Wednesday 6 June 2007

A sort of book review


“Jon Ronson is a genius”, I tell my friends. There is a silence. My friends don’t read the Guardian. And nor did I until a couple of years ago. Even now I only do so sporadically, because it’s so ridiculously unwieldy, but that is beside the point.

It wasn’t until my final year at uni that I happened upon Jon Ronson’s columns and articles, which now sadly - thanks to a haze of third-year stress, drug misuse and a mournfully-recycled pile of Weekend magazines - are but a faded memory.

I instantly recognised in the columns the kind of neurotic, rabbit-in-the-headlights view of life that myself and many others share. I sought solace in their humour, and wondered at Ronson’s colourful depictions of everyday (and sometimes not so everyday) people and events.

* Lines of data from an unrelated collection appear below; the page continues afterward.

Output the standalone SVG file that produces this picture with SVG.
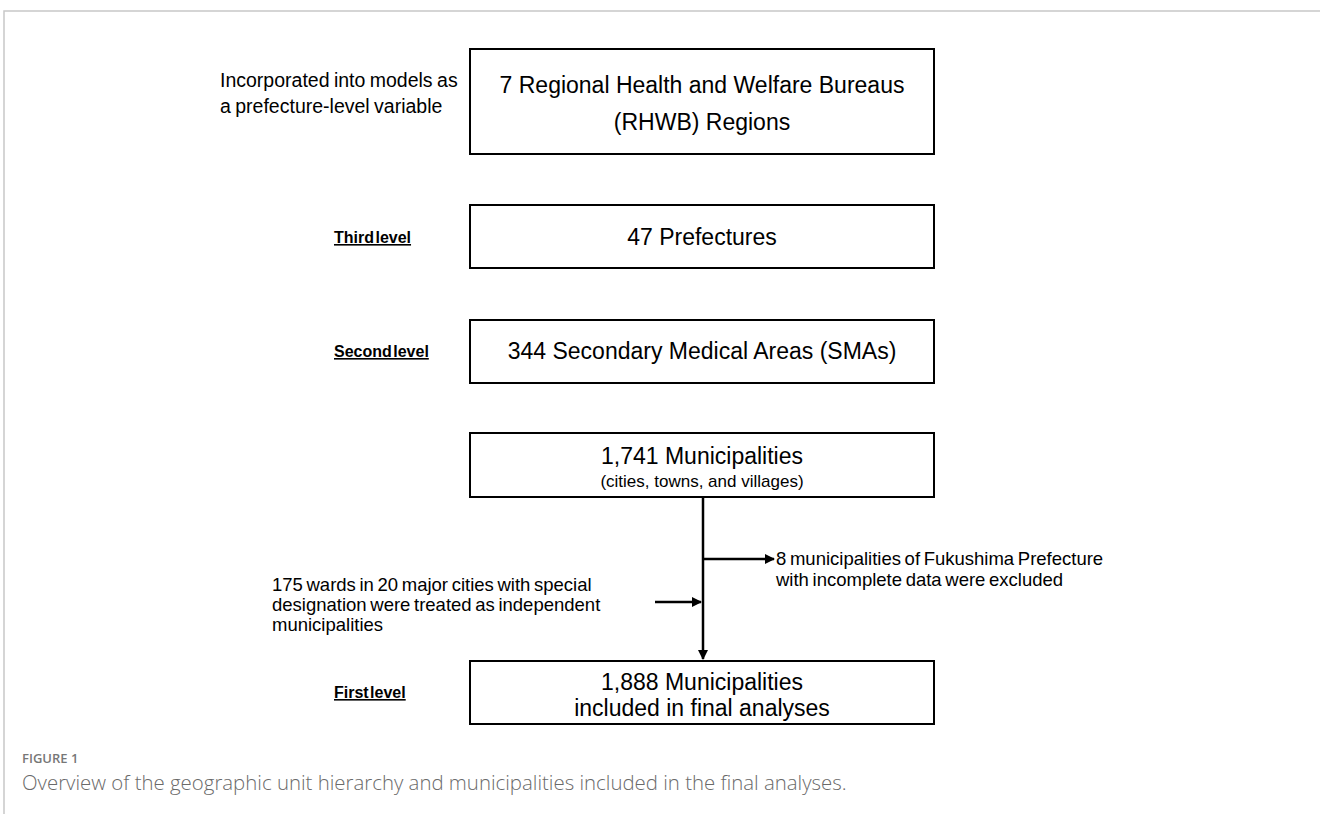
<svg xmlns="http://www.w3.org/2000/svg" width="1320" height="814" viewBox="0 0 1320 814">
  <defs>
    <marker id="arrow" viewBox="0 0 10 10" refX="9" refY="5" markerWidth="4" markerHeight="4" orient="auto" markerUnits="strokeWidth">
      <path d="M0,0 L10,5 L0,10 z" fill="#000"/>
    </marker>
    <style>
      .box { fill: #fff; stroke: #000; stroke-width: 2; }
      .main { font-family: "Liberation Sans", Arial, sans-serif; font-size: 23px; fill: #000; text-anchor: middle; }
      .sub { font-family: "Liberation Sans", Arial, sans-serif; font-size: 17px; fill: #000; text-anchor: middle; }
      .note { font-family: "Liberation Sans", Arial, sans-serif; font-size: 18.5px; fill: #000; word-spacing: -1.5px; }
      .note-lg { font-size: 19.5px; word-spacing: -1px; }
      .level { font-family: "Liberation Sans", Arial, sans-serif; font-size: 16px; font-weight: bold; fill: #000; text-decoration: underline; word-spacing: -3px; }
      .conn { stroke: #000; stroke-width: 2.5; fill: none; }
      .frame { stroke: #c8c8c8; stroke-width: 1.5; fill: none; }
      .figlabel { font-family: "Open Sans", "Noto Sans", sans-serif; font-size: 13px; font-weight: 600; fill: #777; }
      .caption { font-family: "Open Sans", "Noto Sans", sans-serif; font-size: 20.4px; font-weight: 300; fill: #6a6a6a; }
    </style>
  </defs>
  <rect width="1320" height="814" fill="#fff"/>
  <path class="frame" d="M1320,11 H4 V814"/>

  <g id="note-rhwb">
    <text class="note note-lg" x="220" y="87">Incorporated into models as</text>
    <text class="note note-lg" x="220" y="113">a prefecture-level variable</text>
  </g>
  <g id="node-rhwb">
    <rect class="box" x="470" y="49" width="464" height="105"/>
    <text class="main" x="702" y="93">7 Regional Health and Welfare Bureaus</text>
    <text class="main" x="702" y="130">(RHWB) Regions</text>
  </g>

  <g id="label-third">
    <text class="level" x="334" y="243">Third level</text>
  </g>
  <g id="node-prefectures">
    <rect class="box" x="470" y="205" width="464" height="63"/>
    <text class="main" x="702" y="245">47 Prefectures</text>
  </g>

  <g id="label-second">
    <text class="level" x="334" y="357">Second level</text>
  </g>
  <g id="node-smas">
    <rect class="box" x="470" y="320" width="464" height="63"/>
    <text class="main" x="702" y="359">344 Secondary Medical Areas (SMAs)</text>
  </g>

  <g id="node-municipalities">
    <rect class="box" x="470" y="433" width="464" height="64"/>
    <text class="main" x="702" y="464">1,741 Municipalities</text>
    <text class="sub" x="702" y="487">(cities, towns, and villages)</text>
  </g>

  <g id="note-fukushima">
    <text class="note" x="776" y="565">8 municipalities of Fukushima Prefecture</text>
    <text class="note" x="776" y="586">with incomplete data were excluded</text>
  </g>
  <g id="note-wards">
    <text class="note" x="272" y="591">175 wards in 20 major cities with special</text>
    <text class="note" x="272" y="611">designation were treated as independent</text>
    <text class="note" x="272" y="631">municipalities</text>
  </g>

  <g id="label-first">
    <text class="level" x="334" y="698">First level</text>
  </g>
  <g id="node-final">
    <rect class="box" x="470" y="661" width="464" height="63"/>
    <text class="main" x="702" y="690">1,888 Municipalities</text>
    <text class="main" x="702" y="716">included in final analyses</text>
  </g>

  <g id="connectors">
    <line class="conn" x1="703" y1="497" x2="703" y2="659" marker-end="url(#arrow)"/>
    <line class="conn" x1="703" y1="559" x2="774" y2="559" marker-end="url(#arrow)"/>
    <line class="conn" x1="655" y1="602" x2="701" y2="602" marker-end="url(#arrow)"/>
  </g>

  <g id="caption">
    <text class="figlabel" x="22" y="763">FIGURE 1</text>
    <text class="caption" x="22" y="790">Overview of the geographic unit hierarchy and municipalities included in the final analyses.</text>
  </g>
</svg>
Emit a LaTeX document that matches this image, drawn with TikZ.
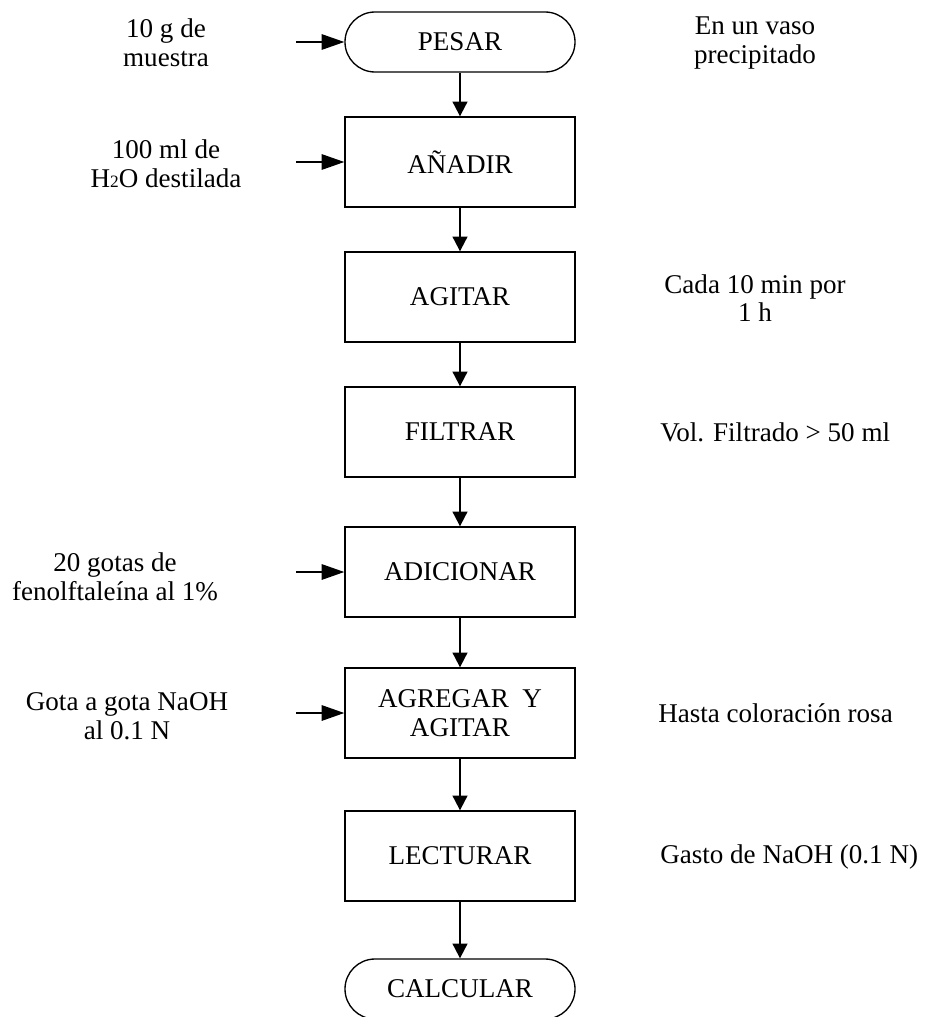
\documentclass[tikz,border=0pt]{standalone}
\usepackage{fontspec}
\setmainfont{Liberation Serif}
\usetikzlibrary{arrows.meta}

\begin{document}
\begin{tikzpicture}[x=0.75pt,y=-0.75pt,
    font=\fontsize{20.3}{21.5}\selectfont,
    paso/.style={draw,line width=1pt,minimum width=172.5pt,minimum height=67.5pt,inner sep=0pt,align=center},
    terminal/.style={paso,minimum height=45pt,rounded corners=22.5pt},
    nota/.style={align=center,inner sep=0pt},
    flecha/.style={line width=1.5pt,-{Triangle[length=11pt,width=11pt]}},
    entrada/.style={line width=1.5pt,-{Triangle[length=17pt,width=11.5pt]}}]
  \useasboundingbox (0,0) rectangle (925,1017);

  % Etapas
  \node[terminal] (pesar) at (460,42) {PESAR};
  \node[paso] (anadir) at (460,162) {AÑADIR};
  \node[paso] (agitar) at (460,297) {AGITAR};
  \node[paso] (filtrar) at (460,432) {FILTRAR};
  \node[paso] (adicionar) at (460,572) {ADICIONAR};
  \node[paso] (agregar) at (460,713) {AGREGAR\ \ Y\\AGITAR};
  \node[paso] (lecturar) at (460,856) {LECTURAR};
  \node[terminal] (calcular) at (460,989) {CALCULAR};

  \foreach \a/\b in {pesar/anadir,anadir/agitar,agitar/filtrar,filtrar/adicionar,
                     adicionar/agregar,agregar/lecturar,lecturar/calcular}
    \draw[flecha] (\a) -- (\b);

  % Entradas
  \node[nota] (m-pesar) at (166,43) {10 g de\\muestra};
  \node[nota] (m-anadir) at (166,164) {100 ml de\\H{\fontsize{13}{13}\selectfont 2}O destilada};
  \node[nota] (m-adicionar) at (115,577) {20 gotas de\\fenolftaleína al 1\%};
  \node[nota] (m-agregar) at (127,716) {Gota a gota NaOH\\al 0.1 N};

  \foreach \n in {pesar,anadir,adicionar,agregar} {
    \coordinate (in-\n) at ([xshift=-36pt]\n.west);
    \draw[entrada] (in-\n) -- (\n.west);
  }

  % Condiciones
  \node[nota] (c-pesar) at (755,43) {En un vaso\\precipitado};
  \node[nota] (c-agitar) at (755,298) {Cada 10 min por\\1 h};
  \node[nota,anchor=west] (c-filtrar) at (660,432) {Vol. Filtrado > 50 ml};
  \node[nota,anchor=west] (c-agregar) at (658,713) {Hasta coloración rosa};
  \node[nota,anchor=west] (c-lecturar) at (660,857) {Gasto de NaOH (0.1 N)};
\end{tikzpicture}
\end{document}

‘Out Of The Ordinary’ is a collection of Jon Ronson’s work from the Guardian. Brilliantly (for me) it is also home to some of the very first articles of his I ever read (‘The Frank Sidebottom Years’, the hilarious and eponymous Out Of The Ordinary columns). Brilliantly (for everyone else) it is one of the best and most enjoyable reads one could possibly wish for.

Like football and dividing things by two, it’s a game of two halves. Part one is made up mainly of Ronson’s lighter side: in it he details trips to Lapland with his son (forged from an ill-thought-out pledge by Ronson to remain forever at his boy’s side - dressed as Santa); his time as a member of Frank Sidebottom’s Oh Blimey Big Band and a cavalcade of mishaps, misapprehensions and misanthropic neighbours in the columns that lend their name to the title.

Part two is a step into darker, more serious Ronson territory. This will be the side most recognisable to people who have seen his documentaries, like the excellent (and quite worrying) ‘The Men Who Stare At Goats’. It begins with accounts of two trials.

The first of these is an illuminating insight into that of Major Charles Ingram, who was accused of cheating to win the million pound prize on Who Wants To Be A Millionaire. The second is an altogether more uncomfortable affair, focusing on the trial of convicted paedophile and former pop music mogul Jonathan King.

The final chapter in the book is entitled ‘Citizen Kubrick’ and concerns Ronson’s visits to the late film director’s estate in St. Albans. Without wanting to spoil too much of what the author terms the book’s ‘happy ending’, it is revealed that Kubrick, as well as being a brilliant director, was also a meticulous and masterful researcher.

Having read this book one gets much the same impression of Jon Ronson. A careful listener, squirrel-like accruer of facts and details, he never fails to squeeze every last drop of significance out of even the smallest minutiae, so that his readers come away feeling that they know something, well beyond the facts, of what he’s experienced.